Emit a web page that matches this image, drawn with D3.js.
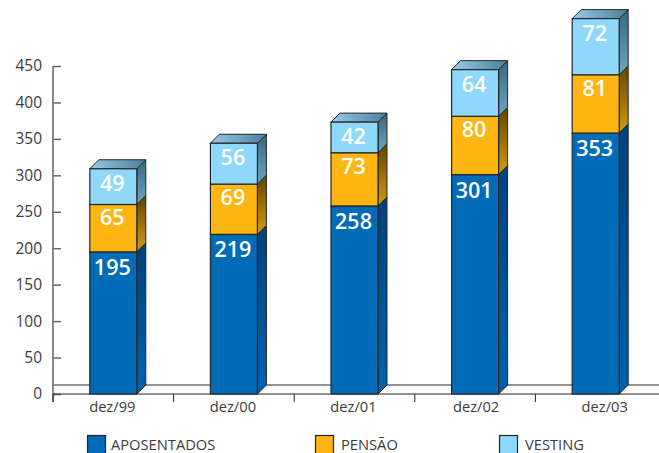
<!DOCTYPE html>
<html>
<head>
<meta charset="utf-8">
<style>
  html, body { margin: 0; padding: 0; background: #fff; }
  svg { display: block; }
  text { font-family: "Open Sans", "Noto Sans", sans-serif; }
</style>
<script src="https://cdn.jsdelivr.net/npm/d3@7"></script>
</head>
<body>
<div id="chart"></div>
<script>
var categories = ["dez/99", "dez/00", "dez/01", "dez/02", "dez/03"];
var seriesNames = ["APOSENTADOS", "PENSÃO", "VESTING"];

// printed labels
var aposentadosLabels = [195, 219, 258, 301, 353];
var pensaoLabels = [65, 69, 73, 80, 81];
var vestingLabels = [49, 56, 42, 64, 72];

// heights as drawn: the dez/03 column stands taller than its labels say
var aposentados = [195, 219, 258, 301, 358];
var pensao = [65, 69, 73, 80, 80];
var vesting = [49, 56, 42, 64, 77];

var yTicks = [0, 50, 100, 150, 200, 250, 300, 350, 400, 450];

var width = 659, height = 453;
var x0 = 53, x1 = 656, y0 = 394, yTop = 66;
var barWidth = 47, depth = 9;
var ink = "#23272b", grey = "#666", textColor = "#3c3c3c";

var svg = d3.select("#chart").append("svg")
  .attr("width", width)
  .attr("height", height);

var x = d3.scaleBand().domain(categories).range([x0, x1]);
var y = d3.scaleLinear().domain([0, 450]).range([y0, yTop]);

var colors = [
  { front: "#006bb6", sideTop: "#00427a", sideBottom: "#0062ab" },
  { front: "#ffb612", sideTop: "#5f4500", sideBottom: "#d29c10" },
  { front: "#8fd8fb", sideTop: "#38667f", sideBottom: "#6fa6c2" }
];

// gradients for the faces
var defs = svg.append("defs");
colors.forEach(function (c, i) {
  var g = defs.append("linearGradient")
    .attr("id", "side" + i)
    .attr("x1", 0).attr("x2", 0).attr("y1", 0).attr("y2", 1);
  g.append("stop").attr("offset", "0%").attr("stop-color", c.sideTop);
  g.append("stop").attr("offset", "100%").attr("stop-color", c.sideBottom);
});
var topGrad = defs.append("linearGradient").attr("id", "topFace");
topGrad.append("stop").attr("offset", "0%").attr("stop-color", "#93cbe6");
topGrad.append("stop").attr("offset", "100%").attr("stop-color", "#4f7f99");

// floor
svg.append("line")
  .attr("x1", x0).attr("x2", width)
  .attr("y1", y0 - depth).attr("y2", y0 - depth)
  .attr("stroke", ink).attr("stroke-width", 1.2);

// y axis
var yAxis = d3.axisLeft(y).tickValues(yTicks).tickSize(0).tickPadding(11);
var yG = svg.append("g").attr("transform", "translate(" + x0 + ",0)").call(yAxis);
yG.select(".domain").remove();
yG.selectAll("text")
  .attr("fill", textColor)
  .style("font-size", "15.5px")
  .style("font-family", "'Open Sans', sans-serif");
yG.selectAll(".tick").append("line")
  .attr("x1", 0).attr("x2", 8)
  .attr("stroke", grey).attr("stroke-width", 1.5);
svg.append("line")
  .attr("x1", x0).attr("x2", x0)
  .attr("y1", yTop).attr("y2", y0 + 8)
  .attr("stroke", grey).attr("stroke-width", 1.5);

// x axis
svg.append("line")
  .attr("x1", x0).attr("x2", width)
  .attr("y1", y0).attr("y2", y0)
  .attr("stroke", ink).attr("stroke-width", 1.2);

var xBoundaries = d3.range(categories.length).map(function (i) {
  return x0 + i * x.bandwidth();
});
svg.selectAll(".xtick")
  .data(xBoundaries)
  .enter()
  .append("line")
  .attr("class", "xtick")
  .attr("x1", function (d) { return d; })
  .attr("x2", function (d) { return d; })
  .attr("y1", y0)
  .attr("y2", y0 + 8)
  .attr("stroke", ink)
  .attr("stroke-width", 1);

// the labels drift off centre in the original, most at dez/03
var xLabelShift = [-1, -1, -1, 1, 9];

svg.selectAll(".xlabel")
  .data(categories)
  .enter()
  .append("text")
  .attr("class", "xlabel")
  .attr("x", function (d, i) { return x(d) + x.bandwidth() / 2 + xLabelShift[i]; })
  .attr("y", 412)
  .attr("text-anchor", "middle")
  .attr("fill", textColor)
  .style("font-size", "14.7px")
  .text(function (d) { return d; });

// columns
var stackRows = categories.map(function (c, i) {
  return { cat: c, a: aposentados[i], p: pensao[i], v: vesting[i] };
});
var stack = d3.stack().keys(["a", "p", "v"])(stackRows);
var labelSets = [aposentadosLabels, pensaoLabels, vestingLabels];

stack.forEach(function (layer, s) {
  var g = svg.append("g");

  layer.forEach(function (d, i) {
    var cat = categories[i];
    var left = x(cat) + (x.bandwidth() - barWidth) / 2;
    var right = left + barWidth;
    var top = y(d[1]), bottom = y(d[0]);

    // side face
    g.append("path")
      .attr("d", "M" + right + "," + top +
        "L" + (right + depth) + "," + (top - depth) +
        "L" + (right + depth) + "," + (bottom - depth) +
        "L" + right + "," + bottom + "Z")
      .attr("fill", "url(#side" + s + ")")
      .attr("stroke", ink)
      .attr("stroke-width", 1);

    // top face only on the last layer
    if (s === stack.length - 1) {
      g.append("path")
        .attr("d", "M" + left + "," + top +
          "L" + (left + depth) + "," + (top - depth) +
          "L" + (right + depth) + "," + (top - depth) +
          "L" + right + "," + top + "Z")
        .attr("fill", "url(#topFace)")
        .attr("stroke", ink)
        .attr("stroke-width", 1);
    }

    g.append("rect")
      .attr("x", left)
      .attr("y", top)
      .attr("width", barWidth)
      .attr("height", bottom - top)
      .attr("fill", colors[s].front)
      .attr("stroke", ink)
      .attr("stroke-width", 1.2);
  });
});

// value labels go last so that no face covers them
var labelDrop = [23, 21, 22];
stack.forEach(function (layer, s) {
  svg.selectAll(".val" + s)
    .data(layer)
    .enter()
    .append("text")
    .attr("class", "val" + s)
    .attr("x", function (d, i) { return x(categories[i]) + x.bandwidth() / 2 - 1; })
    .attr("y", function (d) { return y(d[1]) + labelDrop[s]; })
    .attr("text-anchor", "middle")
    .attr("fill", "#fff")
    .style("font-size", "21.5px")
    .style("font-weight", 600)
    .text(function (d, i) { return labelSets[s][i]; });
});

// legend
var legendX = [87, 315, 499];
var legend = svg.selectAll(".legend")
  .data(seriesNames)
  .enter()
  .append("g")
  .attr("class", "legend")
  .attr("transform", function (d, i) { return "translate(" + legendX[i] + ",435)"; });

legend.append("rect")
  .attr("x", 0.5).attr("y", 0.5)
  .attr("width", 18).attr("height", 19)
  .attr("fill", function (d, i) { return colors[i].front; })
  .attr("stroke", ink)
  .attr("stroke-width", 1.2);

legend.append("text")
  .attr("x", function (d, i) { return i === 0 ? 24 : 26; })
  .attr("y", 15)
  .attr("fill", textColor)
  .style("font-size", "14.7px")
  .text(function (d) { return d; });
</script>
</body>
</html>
_ _ _ _ _
(What is asked) Print out the whole of the material word for word, without pictures.

(Output)
Emit a web page that matches this image, drawn with D3.js.
<!DOCTYPE html>
<html>
<head>
<meta charset="utf-8">
<style>
  html, body { margin: 0; padding: 0; background: #fff; }
  svg { display: block; }
  text { font-family: "Open Sans", "Noto Sans", sans-serif; }
</style>
<script src="https://cdn.jsdelivr.net/npm/d3@7"></script>
</head>
<body>
<div id="chart"></div>
<script>
var categories = ["dez/99", "dez/00", "dez/01", "dez/02", "dez/03"];
var seriesNames = ["APOSENTADOS", "PENSÃO", "VESTING"];

// printed labels
var aposentadosLabels = [195, 219, 258, 301, 353];
var pensaoLabels = [65, 69, 73, 80, 81];
var vestingLabels = [49, 56, 42, 64, 72];

// heights as drawn: the dez/03 column stands taller than its labels say
var aposentados = [195, 219, 258, 301, 358];
var pensao = [65, 69, 73, 80, 80];
var vesting = [49, 56, 42, 64, 77];

var yTicks = [0, 50, 100, 150, 200, 250, 300, 350, 400, 450];

var width = 659, height = 453;
var x0 = 53, x1 = 656, y0 = 394, yTop = 66;
var barWidth = 47, depth = 9;
var ink = "#23272b", grey = "#666", textColor = "#3c3c3c";

var svg = d3.select("#chart").append("svg")
  .attr("width", width)
  .attr("height", height);

var x = d3.scaleBand().domain(categories).range([x0, x1]);
var y = d3.scaleLinear().domain([0, 450]).range([y0, yTop]);

var colors = [
  { front: "#006bb6", sideTop: "#00427a", sideBottom: "#0062ab" },
  { front: "#ffb612", sideTop: "#5f4500", sideBottom: "#d29c10" },
  { front: "#8fd8fb", sideTop: "#38667f", sideBottom: "#6fa6c2" }
];

// gradients for the faces
var defs = svg.append("defs");
colors.forEach(function (c, i) {
  var g = defs.append("linearGradient")
    .attr("id", "side" + i)
    .attr("x1", 0).attr("x2", 0).attr("y1", 0).attr("y2", 1);
  g.append("stop").attr("offset", "0%").attr("stop-color", c.sideTop);
  g.append("stop").attr("offset", "100%").attr("stop-color", c.sideBottom);
});
var topGrad = defs.append("linearGradient").attr("id", "topFace");
topGrad.append("stop").attr("offset", "0%").attr("stop-color", "#93cbe6");
topGrad.append("stop").attr("offset", "100%").attr("stop-color", "#4f7f99");

// floor
svg.append("line")
  .attr("x1", x0).attr("x2", width)
  .attr("y1", y0 - depth).attr("y2", y0 - depth)
  .attr("stroke", ink).attr("stroke-width", 1.2);

// y axis
var yAxis = d3.axisLeft(y).tickValues(yTicks).tickSize(0).tickPadding(11);
var yG = svg.append("g").attr("transform", "translate(" + x0 + ",0)").call(yAxis);
yG.select(".domain").remove();
yG.selectAll("text")
  .attr("fill", textColor)
  .style("font-size", "15.5px")
  .style("font-family", "'Open Sans', sans-serif");
yG.selectAll(".tick").append("line")
  .attr("x1", 0).attr("x2", 8)
  .attr("stroke", grey).attr("stroke-width", 1.5);
svg.append("line")
  .attr("x1", x0).attr("x2", x0)
  .attr("y1", yTop).attr("y2", y0 + 8)
  .attr("stroke", grey).attr("stroke-width", 1.5);

// x axis
svg.append("line")
  .attr("x1", x0).attr("x2", width)
  .attr("y1", y0).attr("y2", y0)
  .attr("stroke", ink).attr("stroke-width", 1.2);

var xBoundaries = d3.range(categories.length).map(function (i) {
  return x0 + i * x.bandwidth();
});
svg.selectAll(".xtick")
  .data(xBoundaries)
  .enter()
  .append("line")
  .attr("class", "xtick")
  .attr("x1", function (d) { return d; })
  .attr("x2", function (d) { return d; })
  .attr("y1", y0)
  .attr("y2", y0 + 8)
  .attr("stroke", ink)
  .attr("stroke-width", 1);

// the labels drift off centre in the original, most at dez/03
var xLabelShift = [-1, -1, -1, 1, 9];

svg.selectAll(".xlabel")
  .data(categories)
  .enter()
  .append("text")
  .attr("class", "xlabel")
  .attr("x", function (d, i) { return x(d) + x.bandwidth() / 2 + xLabelShift[i]; })
  .attr("y", 412)
  .attr("text-anchor", "middle")
  .attr("fill", textColor)
  .style("font-size", "14.7px")
  .text(function (d) { return d; });

// columns
var stackRows = categories.map(function (c, i) {
  return { cat: c, a: aposentados[i], p: pensao[i], v: vesting[i] };
});
var stack = d3.stack().keys(["a", "p", "v"])(stackRows);
var labelSets = [aposentadosLabels, pensaoLabels, vestingLabels];

stack.forEach(function (layer, s) {
  var g = svg.append("g");

  layer.forEach(function (d, i) {
    var cat = categories[i];
    var left = x(cat) + (x.bandwidth() - barWidth) / 2;
    var right = left + barWidth;
    var top = y(d[1]), bottom = y(d[0]);

    // side face
    g.append("path")
      .attr("d", "M" + right + "," + top +
        "L" + (right + depth) + "," + (top - depth) +
        "L" + (right + depth) + "," + (bottom - depth) +
        "L" + right + "," + bottom + "Z")
      .attr("fill", "url(#side" + s + ")")
      .attr("stroke", ink)
      .attr("stroke-width", 1);

    // top face only on the last layer
    if (s === stack.length - 1) {
      g.append("path")
        .attr("d", "M" + left + "," + top +
          "L" + (left + depth) + "," + (top - depth) +
          "L" + (right + depth) + "," + (top - depth) +
          "L" + right + "," + top + "Z")
        .attr("fill", "url(#topFace)")
        .attr("stroke", ink)
        .attr("stroke-width", 1);
    }

    g.append("rect")
      .attr("x", left)
      .attr("y", top)
      .attr("width", barWidth)
      .attr("height", bottom - top)
      .attr("fill", colors[s].front)
      .attr("stroke", ink)
      .attr("stroke-width", 1.2);
  });
});

// value labels go last so that no face covers them
var labelDrop = [23, 21, 22];
stack.forEach(function (layer, s) {
  svg.selectAll(".val" + s)
    .data(layer)
    .enter()
    .append("text")
    .attr("class", "val" + s)
    .attr("x", function (d, i) { return x(categories[i]) + x.bandwidth() / 2 - 1; })
    .attr("y", function (d) { return y(d[1]) + labelDrop[s]; })
    .attr("text-anchor", "middle")
    .attr("fill", "#fff")
    .style("font-size", "21.5px")
    .style("font-weight", 600)
    .text(function (d, i) { return labelSets[s][i]; });
});

// legend
var legendX = [87, 315, 499];
var legend = svg.selectAll(".legend")
  .data(seriesNames)
  .enter()
  .append("g")
  .attr("class", "legend")
  .attr("transform", function (d, i) { return "translate(" + legendX[i] + ",435)"; });

legend.append("rect")
  .attr("x", 0.5).attr("y", 0.5)
  .attr("width", 18).attr("height", 19)
  .attr("fill", function (d, i) { return colors[i].front; })
  .attr("stroke", ink)
  .attr("stroke-width", 1.2);

legend.append("text")
  .attr("x", function (d, i) { return i === 0 ? 24 : 26; })
  .attr("y", 15)
  .attr("fill", textColor)
  .style("font-size", "14.7px")
  .text(function (d) { return d; });
</script>
</body>
</html>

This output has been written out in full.